◆ Your objective: Pictures stay out of the copy; set down each line of the listing below exactly.

◆ Dataset extract:
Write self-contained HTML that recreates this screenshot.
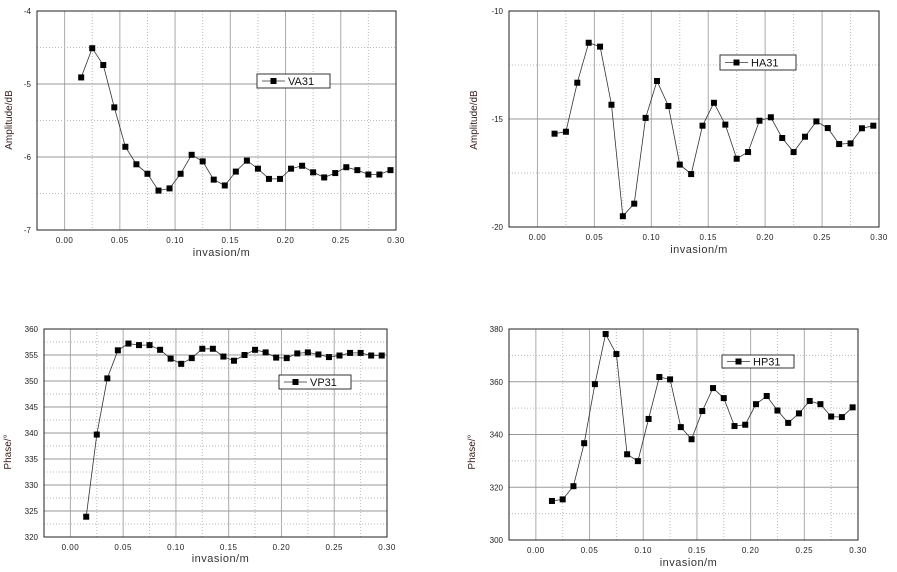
<!DOCTYPE html>
<html><head><meta charset="utf-8"><style>
html,body{margin:0;padding:0;background:#fff;}
svg{display:block;font-family:"Liberation Sans",sans-serif;}
</style></head><body>
<svg id="chart" width="897" height="572" viewBox="0 0 897 572"></svg>
<script>
const xValues=[0.015,0.025,0.035,0.045,0.055,0.065,0.075,0.085,0.095,0.105,0.115,0.125,0.135,0.145,0.155,0.165,0.175,0.185,0.195,0.205,0.215,0.225,0.235,0.245,0.255,0.265,0.275,0.285,0.295];
const xTickLabels=["0.00","0.05","0.10","0.15","0.20","0.25","0.30"];
const va31=[-4.91,-4.51,-4.74,-5.32,-5.86,-6.10,-6.23,-6.46,-6.43,-6.23,-5.97,-6.06,-6.31,-6.39,-6.20,-6.05,-6.16,-6.30,-6.30,-6.16,-6.12,-6.21,-6.28,-6.22,-6.14,-6.18,-6.24,-6.24,-6.18];
const ha31=[-15.68,-15.59,-13.32,-11.47,-11.65,-14.34,-19.5,-18.92,-14.95,-13.24,-14.40,-17.11,-17.55,-15.31,-14.25,-15.26,-16.84,-16.53,-15.08,-14.92,-15.88,-16.53,-15.82,-15.11,-15.42,-16.16,-16.13,-15.43,-15.31];
const vp31=[323.9,339.7,350.5,355.9,357.2,356.9,356.9,356.0,354.3,353.3,354.4,356.2,356.2,354.7,353.9,355.0,356.0,355.5,354.5,354.4,355.3,355.5,355.1,354.6,354.9,355.4,355.4,354.9,354.9];
const hp31=[314.8,315.4,320.4,336.7,359.1,378.1,370.5,332.5,329.9,345.9,361.8,360.9,342.8,338.2,348.9,357.6,353.8,343.2,343.7,351.5,354.6,349.1,344.4,348.0,352.7,351.5,346.8,346.6,350.3];
const vaTicks=["-4","-5","-6","-7"];
const haTicks=["-10","-15","-20"];
const vpTicks=["360","355","350","345","340","335","330","325","320"];
const hpTicks=["380","360","340","320","300"];

const svg=document.getElementById('chart');
const NS='http://www.w3.org/2000/svg';
function mk(tag,attrs,parent){const e=document.createElementNS(NS,tag);for(const k in attrs)e.setAttribute(k,attrs[k]);(parent||svg).appendChild(e);return e;}

function panel(id,box,ymin,ymax,ticks,minorStep,data,name,legend,ylabel,ylabelPos,xtitleY){
  const g=mk('g',{});
  
  
  const xmin=-0.025,xmax=0.30;
  const sx=v=>box.l+(v-xmin)/(xmax-xmin)*(box.r-box.l);
  const sy=v=>box.b-(v-ymin)/(ymax-ymin)*(box.b-box.t);
  // vertical grid
  for(let i=0;i<=12;i++){const v=i*0.025;const x=sx(v);
    const ln=mk('line',{x1:x,x2:x,y1:box.t,y2:box.b,stroke:i%2?'#bbb':'#aaa','stroke-width':1,'stroke-dasharray':i%2?'1,2':'none'},g);
    
    }
  // horizontal grid
  for(let v=ymin;v<=ymax+1e-9;v+=minorStep){const y=sy(v);
    const idx=Math.round((v-ymin)/minorStep);const major=idx%2===0;
    if(Math.abs(v-ymin)<1e-9||Math.abs(v-ymax)<1e-9)continue;
    const ln=mk('line',{x1:box.l,x2:box.r,y1:y,y2:y,stroke:major?'#999':'#bbb','stroke-width':1,'stroke-dasharray':major?'none':'1,2'},g);
    
    }
  const fr=mk('rect',{x:box.l,y:box.t,width:box.r-box.l,height:box.b-box.t,fill:'none',stroke:'#222','stroke-width':1},g);
  
  
  // x ticks
  xTickLabels.forEach(t=>{const v=parseFloat(t);
    const tx=mk('text',{x:sx(v),y:box.b+13,'font-size':8,'text-anchor':'middle',fill:'#222','letter-spacing':'0.5'},g);
    tx.textContent=t;
    
    });
  ticks.forEach(t=>{const v=parseFloat(t);
    const tx=mk('text',{x:box.l-6,y:sy(v)+3,'font-size':8,'text-anchor':'end',fill:'#222'},g);
    tx.textContent=t;
    
    });
  const xt=mk('text',{x:(box.l+box.r)/2+5,y:xtitleY,'font-size':11,'text-anchor':'middle',fill:'#333','letter-spacing':'0.5'},g);
  xt.textContent='invasion/m';
  
  
  const yt=mk('text',{x:ylabelPos[0],y:ylabelPos[1],'font-size':10,'text-anchor':'middle',fill:'#3a2020',transform:`rotate(-90 ${ylabelPos[0]} ${ylabelPos[1]})`},g);
  yt.textContent=ylabel;
  
  
  // series
  const pts=data.map((v,i)=>sx(xValues[i]).toFixed(1)+','+sy(v).toFixed(1)).join(' ');
  const pl=mk('polyline',{points:pts,fill:'none',stroke:'#333','stroke-width':0.8},g);
  
  
  data.forEach((v,i)=>{
    const m=mk('rect',{x:sx(xValues[i])-3,y:sy(v)-3,width:6,height:6,fill:'#000'},g);
    
    });
  // legend
  const lg=mk('g',{},g);
  
  
  mk('rect',{x:legend[0],y:legend[1],width:legend[2]-legend[0],height:legend[3]-legend[1],fill:'#fff',stroke:'#333','stroke-width':1},lg);
  const cy=(legend[1]+legend[3])/2;
  mk('line',{x1:legend[0]+5,x2:legend[0]+28,y1:cy,y2:cy,stroke:'#333','stroke-width':0.8},lg);
  mk('rect',{x:legend[0]+13.5,y:cy-3,width:6,height:6,fill:'#000'},lg);
  const lt=mk('text',{x:legend[0]+31,y:cy+4,'font-size':11,fill:'#111'},lg);
  lt.textContent=name;
  
  
}
panel('va31',{l:37,t:11,r:396,b:230},-7,-4,vaTicks,0.5,va31,'VA31',[257,74,330,88],'Amplitude/dB',[12,120],256);
panel('ha31',{l:509,t:11,r:879,b:227},-20,-10,haTicks,2.5,ha31,'HA31',[720,55,796,70],'Amplitude/dB',[477,120],253);
panel('vp31',{l:44,t:329,r:387,b:537},320,360,vpTicks,2.5,vp31,'VP31',[279,375,351,389],'Phase/°',[11,452],562);
panel('hp31',{l:509,t:329,r:858,b:540},300,380,hpTicks,10,hp31,'HP31',[722,355,794,368],'Phase/°',[475,452],566);
</script>
</body></html>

◆ Task answer:
Write self-contained HTML that recreates this screenshot.
<!DOCTYPE html>
<html><head><meta charset="utf-8"><style>
html,body{margin:0;padding:0;background:#fff;}
svg{display:block;font-family:"Liberation Sans",sans-serif;}
</style></head><body>
<svg id="chart" width="897" height="572" viewBox="0 0 897 572"></svg>
<script>
const xValues=[0.015,0.025,0.035,0.045,0.055,0.065,0.075,0.085,0.095,0.105,0.115,0.125,0.135,0.145,0.155,0.165,0.175,0.185,0.195,0.205,0.215,0.225,0.235,0.245,0.255,0.265,0.275,0.285,0.295];
const xTickLabels=["0.00","0.05","0.10","0.15","0.20","0.25","0.30"];
const va31=[-4.91,-4.51,-4.74,-5.32,-5.86,-6.10,-6.23,-6.46,-6.43,-6.23,-5.97,-6.06,-6.31,-6.39,-6.20,-6.05,-6.16,-6.30,-6.30,-6.16,-6.12,-6.21,-6.28,-6.22,-6.14,-6.18,-6.24,-6.24,-6.18];
const ha31=[-15.68,-15.59,-13.32,-11.47,-11.65,-14.34,-19.5,-18.92,-14.95,-13.24,-14.40,-17.11,-17.55,-15.31,-14.25,-15.26,-16.84,-16.53,-15.08,-14.92,-15.88,-16.53,-15.82,-15.11,-15.42,-16.16,-16.13,-15.43,-15.31];
const vp31=[323.9,339.7,350.5,355.9,357.2,356.9,356.9,356.0,354.3,353.3,354.4,356.2,356.2,354.7,353.9,355.0,356.0,355.5,354.5,354.4,355.3,355.5,355.1,354.6,354.9,355.4,355.4,354.9,354.9];
const hp31=[314.8,315.4,320.4,336.7,359.1,378.1,370.5,332.5,329.9,345.9,361.8,360.9,342.8,338.2,348.9,357.6,353.8,343.2,343.7,351.5,354.6,349.1,344.4,348.0,352.7,351.5,346.8,346.6,350.3];
const vaTicks=["-4","-5","-6","-7"];
const haTicks=["-10","-15","-20"];
const vpTicks=["360","355","350","345","340","335","330","325","320"];
const hpTicks=["380","360","340","320","300"];

const svg=document.getElementById('chart');
const NS='http://www.w3.org/2000/svg';
function mk(tag,attrs,parent){const e=document.createElementNS(NS,tag);for(const k in attrs)e.setAttribute(k,attrs[k]);(parent||svg).appendChild(e);return e;}

function panel(id,box,ymin,ymax,ticks,minorStep,data,name,legend,ylabel,ylabelPos,xtitleY){
  const g=mk('g',{});
  
  
  const xmin=-0.025,xmax=0.30;
  const sx=v=>box.l+(v-xmin)/(xmax-xmin)*(box.r-box.l);
  const sy=v=>box.b-(v-ymin)/(ymax-ymin)*(box.b-box.t);
  // vertical grid
  for(let i=0;i<=12;i++){const v=i*0.025;const x=sx(v);
    const ln=mk('line',{x1:x,x2:x,y1:box.t,y2:box.b,stroke:i%2?'#bbb':'#aaa','stroke-width':1,'stroke-dasharray':i%2?'1,2':'none'},g);
    
    }
  // horizontal grid
  for(let v=ymin;v<=ymax+1e-9;v+=minorStep){const y=sy(v);
    const idx=Math.round((v-ymin)/minorStep);const major=idx%2===0;
    if(Math.abs(v-ymin)<1e-9||Math.abs(v-ymax)<1e-9)continue;
    const ln=mk('line',{x1:box.l,x2:box.r,y1:y,y2:y,stroke:major?'#999':'#bbb','stroke-width':1,'stroke-dasharray':major?'none':'1,2'},g);
    
    }
  const fr=mk('rect',{x:box.l,y:box.t,width:box.r-box.l,height:box.b-box.t,fill:'none',stroke:'#222','stroke-width':1},g);
  
  
  // x ticks
  xTickLabels.forEach(t=>{const v=parseFloat(t);
    const tx=mk('text',{x:sx(v),y:box.b+13,'font-size':8,'text-anchor':'middle',fill:'#222','letter-spacing':'0.5'},g);
    tx.textContent=t;
    
    });
  ticks.forEach(t=>{const v=parseFloat(t);
    const tx=mk('text',{x:box.l-6,y:sy(v)+3,'font-size':8,'text-anchor':'end',fill:'#222'},g);
    tx.textContent=t;
    
    });
  const xt=mk('text',{x:(box.l+box.r)/2+5,y:xtitleY,'font-size':11,'text-anchor':'middle',fill:'#333','letter-spacing':'0.5'},g);
  xt.textContent='invasion/m';
  
  
  const yt=mk('text',{x:ylabelPos[0],y:ylabelPos[1],'font-size':10,'text-anchor':'middle',fill:'#3a2020',transform:`rotate(-90 ${ylabelPos[0]} ${ylabelPos[1]})`},g);
  yt.textContent=ylabel;
  
  
  // series
  const pts=data.map((v,i)=>sx(xValues[i]).toFixed(1)+','+sy(v).toFixed(1)).join(' ');
  const pl=mk('polyline',{points:pts,fill:'none',stroke:'#333','stroke-width':0.8},g);
  
  
  data.forEach((v,i)=>{
    const m=mk('rect',{x:sx(xValues[i])-3,y:sy(v)-3,width:6,height:6,fill:'#000'},g);
    
    });
  // legend
  const lg=mk('g',{},g);
  
  
  mk('rect',{x:legend[0],y:legend[1],width:legend[2]-legend[0],height:legend[3]-legend[1],fill:'#fff',stroke:'#333','stroke-width':1},lg);
  const cy=(legend[1]+legend[3])/2;
  mk('line',{x1:legend[0]+5,x2:legend[0]+28,y1:cy,y2:cy,stroke:'#333','stroke-width':0.8},lg);
  mk('rect',{x:legend[0]+13.5,y:cy-3,width:6,height:6,fill:'#000'},lg);
  const lt=mk('text',{x:legend[0]+31,y:cy+4,'font-size':11,fill:'#111'},lg);
  lt.textContent=name;
  
  
}
panel('va31',{l:37,t:11,r:396,b:230},-7,-4,vaTicks,0.5,va31,'VA31',[257,74,330,88],'Amplitude/dB',[12,120],256);
panel('ha31',{l:509,t:11,r:879,b:227},-20,-10,haTicks,2.5,ha31,'HA31',[720,55,796,70],'Amplitude/dB',[477,120],253);
panel('vp31',{l:44,t:329,r:387,b:537},320,360,vpTicks,2.5,vp31,'VP31',[279,375,351,389],'Phase/°',[11,452],562);
panel('hp31',{l:509,t:329,r:858,b:540},300,380,hpTicks,10,hp31,'HP31',[722,355,794,368],'Phase/°',[475,452],566);
</script>
</body></html>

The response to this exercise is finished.